Controversial president Rahimov to step down from beleaguered AIBA
Gafur Rahimov today announced his intention to step down as president of AIBA, the beleaguered international governing body for boxing in the Olympics, amid allegations by the US authorities of being involved in criminal activities and pressure from the International Olympic Committee.
AIBA is locked in a desperate struggle to avoid boxing being kicked out of the games over the IOC’s issues with its governance, and Rahimov's decision could go someway to alleviating concerns in Lausanne.
Rahimov, who was officially elected in November, released a statement to announce he will step aside and confirmed that he’s called an AIBA executive committee meeting for this weekend where he hopes to appoint an interim president.
He said in a statement: “Given the current situation, I have informed the AIBA executive committee of my intent to step aside as AIBA president in accordance with the AIBA statutes and bylaws, which allow the president to renounce to exercise his powers and to be replaced by an interim president. I have called an AIBA executive committee’s teleconference meeting over the weekend to address this matter and initiate the process of appointing an interim president.”
The AIBA president is listed by the US Department of the Treasury as “one of Uzbekistan’s leading criminals,” and has been accused by the US authorities of being “an important person involved in the heroin trade,” allegations he steadfastly denies and reiterated via his statement.
Rahimov said: “I have stated before on numerous occasions, I attest and confirm that the allegations against me were fabricated and based on politically motivated lies; I trust that the truth will prevail.”
Rahimov indicated that he made the decision to step down to help preserve boxing’s Olympic future.
He said: “I have always said that I would never put myself above boxing, and as president, I have a duty to do everything in my power to serve our sport and our athletes.”
At the end of November, just weeks after Rahimov's election win, the IOC froze all preparations for the 2020 Olympic boxing tournament in Tokyo, including ticket sales, approval and implementation of a qualification system, test event planning and finalisation of the competition schedule, pending an inquiry.
Among the IOC’s concerns, it has said that “Gafur Rahimov’s designation as a key member and associate of a transnational organised criminal network by the US Treasury Department creates uncertainty about his role as president of AIBA.”
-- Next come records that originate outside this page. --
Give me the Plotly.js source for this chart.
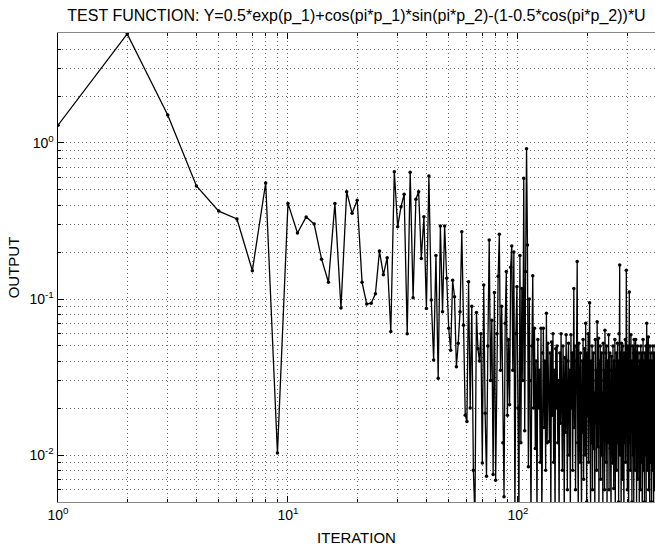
<!DOCTYPE html>
<html>
<head>
<meta charset="utf-8">
<script src="https://cdn.plot.ly/plotly-3.0.1.min.js"></script>
<style>html,body{margin:0;padding:0;background:#fff;}#chart{width:655px;height:546px;}</style>
</head>
<body>
<div id="chart"></div>
<script>
// Output value at each iteration (iteration = position in the list, starting at 1)
const output = [
  1.30, 5.0, 1.51, 0.53, 0.366, 0.326, 0.152, 0.554, 0.0103, 0.41,
  0.265, 0.336, 0.302, 0.18, 0.128, 0.41, 0.0875, 0.487, 0.355, 0.43,
  0.128, 0.093, 0.094, 0.108, 0.203, 0.143, 0.184, 0.062, 0.655, 0.29,
  0.39, 0.47, 0.06, 0.649, 0.102, 0.436, 0.487, 0.182, 0.337, 0.087,
  0.614, 0.0986, 0.0407, 0.19, 0.031, 0.294, 0.083, 0.294, 0.136, 0.065,
  0.047, 0.132, 0.1035, 0.0368, 0.052, 0.083, 0.27, 0.068, 0.018, 0.0164,
  0.129, 0.02, 0.09, 0.008, 0.004, 0.082, 0.048, 0.04, 0.06, 0.0089,
  0.123, 0.0185, 0.0073, 0.05, 0.239, 0.03, 0.073, 0.0075, 0.11, 0.0069,
  0.06, 0.14, 0.26, 0.035, 0.09, 0.012, 0.0054, 0.07, 0.15, 0.018,
  0.055, 0.021, 0.16, 0.219, 0.035, 0.2, 0.004, 0.06, 0.12, 0.02,
  0.004, 0.19, 0.012, 0.117, 0.03, 0.594, 0.0143, 0.15, 0.92, 0.222,
  0.0084, 0.1, 0.03, 0.004, 0.05, 0.141, 0.02, 0.065, 0.011, 0.04,
  0.004, 0.055, 0.02, 0.035, 0.009, 0.065, 0.004, 0.045, 0.065, 0.015,
  0.04, 0.008, 0.081, 0.012, 0.052, 0.025, 0.0122, 0.045, 0.004, 0.053,
  0.018, 0.06, 0.009, 0.035, 0.004, 0.048, 0.02, 0.05, 0.012, 0.03,
  0.004, 0.045, 0.016, 0.06, 0.025, 0.008, 0.05, 0.03, 0.004, 0.042,
  0.014, 0.059, 0.022, 0.006, 0.04, 0.052, 0.01, 0.035, 0.004, 0.059,
  0.02, 0.045, 0.008, 0.03, 0.117, 0.015, 0.05, 0.006, 0.04, 0.025,
  0.174, 0.012, 0.004, 0.052, 0.03, 0.009, 0.045, 0.02, 0.004, 0.04,
  0.014, 0.055, 0.007, 0.03, 0.048, 0.01, 0.07, 0.025, 0.005, 0.045,
  0.018, 0.06, 0.009, 0.035, 0.0946, 0.02, 0.004, 0.04, 0.012, 0.05,
  0.006, 0.03, 0.045, 0.011, 0.025, 0.004, 0.055, 0.016, 0.035, 0.008,
  0.0716, 0.02, 0.0113, 0.056, 0.004, 0.04, 0.018, 0.05, 0.007, 0.03,
  0.045, 0.01, 0.025, 0.004, 0.052, 0.015, 0.035, 0.006, 0.063, 0.02,
  0.045, 0.009, 0.05, 0.004, 0.03, 0.04, 0.012, 0.059, 0.006, 0.025,
  0.045, 0.011, 0.035, 0.004, 0.043, 0.016, 0.03, 0.0089, 0.05, 0.02,
  0.0061, 0.04, 0.015, 0.055, 0.004, 0.035, 0.02, 0.045, 0.008, 0.03,
  0.052, 0.012, 0.04, 0.005, 0.06, 0.018, 0.165, 0.01, 0.045, 0.025,
  0.004, 0.052, 0.014, 0.035, 0.007, 0.05, 0.02, 0.04, 0.004, 0.045,
  0.012, 0.03, 0.055, 0.009, 0.025, 0.153, 0.015, 0.04, 0.006, 0.05,
  0.02, 0.035, 0.004, 0.045, 0.111, 0.012, 0.05, 0.008, 0.03, 0.059,
  0.016, 0.04, 0.005, 0.035, 0.022, 0.05, 0.01, 0.045, 0.004, 0.055,
  0.018, 0.03, 0.008, 0.04, 0.055, 0.012, 0.035, 0.004, 0.045, 0.02,
  0.05, 0.007, 0.03, 0.037, 0.011, 0.045, 0.004, 0.04, 0.016, 0.03,
  0.006, 0.05, 0.02, 0.035, 0.009, 0.045, 0.004, 0.04, 0.014, 0.055,
  0.025, 0.008, 0.04, 0.03, 0.005, 0.045, 0.018, 0.035, 0.01, 0.05,
  0.004, 0.04, 0.07, 0.015, 0.03, 0.008, 0.045, 0.02, 0.057, 0.006,
  0.035, 0.012, 0.04, 0.004, 0.05, 0.018, 0.03, 0.009, 0.045, 0.025,
  0.005, 0.04, 0.015, 0.035, 0.008, 0.05, 0.02, 0.03, 0.004, 0.045,
  0.012, 0.04, 0.006, 0.035, 0.018, 0.05, 0.01, 0.03, 0.004, 0.04
];
const iteration = output.map((_, k) => k + 1);

const xTickVals = [1, 10, 100];
const xTickText = ['10<sup>0</sup>', '10<sup>1</sup>', '10<sup>2</sup>'];
const yTickVals = [0.01, 0.1, 1];
const yTickText = ['10<sup>-2</sup>', '10<sup>-1</sup>', '10<sup>0</sup>'];

const titleText = 'TEST FUNCTION: Y=0.5*exp(p_1)+cos(pi*p_1)*sin(pi*p_2)-(1-0.5*cos(pi*p_2))*U';

const FONT = 'Liberation Sans, Arial, Helvetica, sans-serif';
const gridStyle = {showgrid: true, gridcolor: '#6a6a6a', gridwidth: 1, griddash: '1px,3px'};

const trace = {
  x: iteration,
  y: output,
  type: 'scatter',
  mode: 'lines+markers',
  line: {color: '#000', width: 1.3},
  marker: {color: '#000', size: 3.5},
  hoverinfo: 'x+y'
};

const layout = {
  width: 655,
  height: 546,
  margin: {l: 58, r: 0, t: 33, b: 44},
  paper_bgcolor: '#fff',
  plot_bgcolor: '#fff',
  showlegend: false,
  font: {family: FONT, color: '#000', size: 14},
  title: {
    text: titleText,
    font: {family: FONT, size: 16, color: '#000'},
    x: 0.5, xref: 'paper', xanchor: 'center',
    y: 1 - 15 / 546, yref: 'container', yanchor: 'middle'
  },
  xaxis: Object.assign({
    type: 'log',
    range: [0, 2.596],
    tickmode: 'array',
    tickvals: xTickVals,
    ticktext: xTickText,
    ticks: 'inside', ticklen: 6, tickcolor: '#000', tickwidth: 1,
    showline: true, linecolor: '#888', linewidth: 1, mirror: 'ticks',
    zeroline: false,
    tickfont: {family: FONT, size: 14, color: '#000'},
    title: {text: 'ITERATION', font: {family: FONT, size: 15, color: '#000'}, standoff: 10},
    minor: Object.assign({tickmode: 'linear', dtick: 'D1', ticks: 'inside', ticklen: 3, tickcolor: '#000'}, gridStyle)
  }, gridStyle),
  yaxis: Object.assign({
    type: 'log',
    range: [Math.log10(0.005), Math.log10(5.07)],
    tickmode: 'array',
    tickvals: yTickVals,
    ticktext: yTickText,
    ticks: 'inside', ticklen: 6, tickcolor: '#000', tickwidth: 1,
    showline: true, linecolor: '#000', linewidth: 1.5,
    zeroline: false,
    tickfont: {family: FONT, size: 14, color: '#000'},
    title: {text: 'OUTPUT', font: {family: FONT, size: 15, color: '#000'}, standoff: 6},
    minor: Object.assign({tickmode: 'linear', dtick: 'D1', ticks: 'inside', ticklen: 3, tickcolor: '#000'}, gridStyle)
  }, gridStyle)
};

Plotly.newPlot('chart', [trace], layout, {displayModeBar: false, staticPlot: true});
</script>
</body>
</html>
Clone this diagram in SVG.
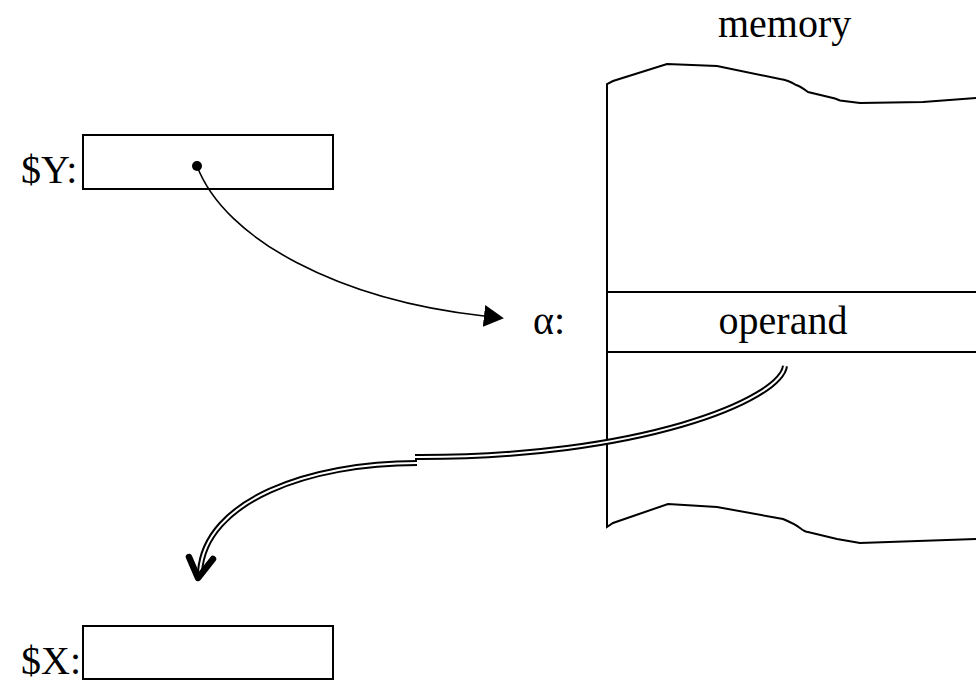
<svg xmlns="http://www.w3.org/2000/svg" width="976" height="682" viewBox="0 0 976 682">
  <style>
    .lbl { font-family: "Liberation Serif", "Times New Roman", serif; font-size: 40px; fill: #000; }
    .box { fill: #fff; stroke: #000; stroke-width: 2; }
    .edge { fill: none; stroke: #000; stroke-width: 2; }
    .thin { fill: none; stroke: #000; stroke-width: 1.6; }
  </style>
  <defs>
    <marker id="tri" markerWidth="20" markerHeight="22" refX="0" refY="11" orient="auto" markerUnits="userSpaceOnUse">
      <path d="M0,0 L20,11 L0,22 Z" fill="#000"/>
    </marker>
  </defs>
  <rect width="976" height="682" fill="#fff"/>

  <!-- memory block -->
  <g id="memory">
    <text class="lbl" x="718" y="37">memory</text>
    <path class="edge" d="M976,98 L923,102 L860,103 L840,100.5 L835,98.5 L808,92 Q800,86 796,85 Q788,80 780,79 L717,66 L667,64 L613,81 L607,84 L607,527 L613,523 L668,504 L717,507 L783,519 Q795,524 800,528 Q805,532 808,532 L837,539 L860,543 L976,539"/>
    <line class="edge" x1="607" y1="292" x2="976" y2="292"/>
    <line class="edge" x1="607" y1="352" x2="976" y2="352"/>
  </g>

  <g id="alpha">
    <text class="lbl" x="533" y="334">α:</text>
    <text class="lbl" x="783" y="334" text-anchor="middle">operand</text>
  </g>

  <g id="Y">
    <text class="lbl" x="21" y="183">$Y:</text>
    <rect class="box" x="83" y="135" width="250" height="54"/>
  </g>

  <g id="X">
    <text class="lbl" x="21" y="674">$X:</text>
    <rect class="box" x="83" y="626" width="250" height="53"/>
  </g>

  <!-- connectors -->
  <g id="connectors">
    <circle cx="197" cy="166" r="5" fill="#000"/>
    <path class="thin" d="M197,166 C225,240 340,300 484,316" marker-end="url(#tri)"/>

    <!-- double-line transfer arrow, drawn in two pieces -->
    <path d="M785,366 C780,400 640,458 415,457" fill="none" stroke="#000" stroke-width="6"/>
    <path d="M785,366 C780,400 640,458 415,457" fill="none" stroke="#fff" stroke-width="2"/>
    <path d="M417,463 C310,463 205,500 200,572" fill="none" stroke="#000" stroke-width="6"/>
    <path d="M417,463 C310,463 205,500 200,572" fill="none" stroke="#fff" stroke-width="2"/>
    <path d="M189,557 L198,578 L213,559" fill="none" stroke="#000" stroke-width="6.5" stroke-linecap="round" stroke-linejoin="round"/>
  </g>
</svg>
Last month, AIBA said that Rahimov’s status as its president was just one of the concerns identified by the IOC and argued that he should not be forced to stand down when there is no strong evidence of his alleged wrongdoing.
Tom Virgets, AIBA’s executive director, denied that the fact that Rahimov has been repeatedly cited by the IOC as among its concerns proves that his continuing position as AIBA president is what is preventing the IOC from lifting its sanctions.
He said at the time: “They have been clear that the president is one of the problems. But they also said that AIBA has many problems. If it’s about the president, why hasn’t a statement come out saying, ‘if you want to go forward you have to go forward without the president’. If that is the issue, then let’s make it the issue. Why would he resign?”
AIBA is also facing a threat from a breakaway group that wants to organise the sport at the 2020 Olympics.
Last month, AIBA said that the “rogue group” led by unnamed “Kazakhstani individuals” had circulated a letter urging national boxing associations to write to the IOC offering help to run the Olympic boxing tournament, without the involvement of AIBA.
Citing “the dire situation of the sport of boxing,” the letter claimed that “our group is ready to provide with the necessary technical expertise and sufficient financial conditions” to run the tournament.
AIBA said at the time that it “assumes that the IOC has dismissed and distanced itself from any and all of these activities initiated by this group of individuals. The IOC has been contacted with regards to the letter, however, no response has been provided in return.”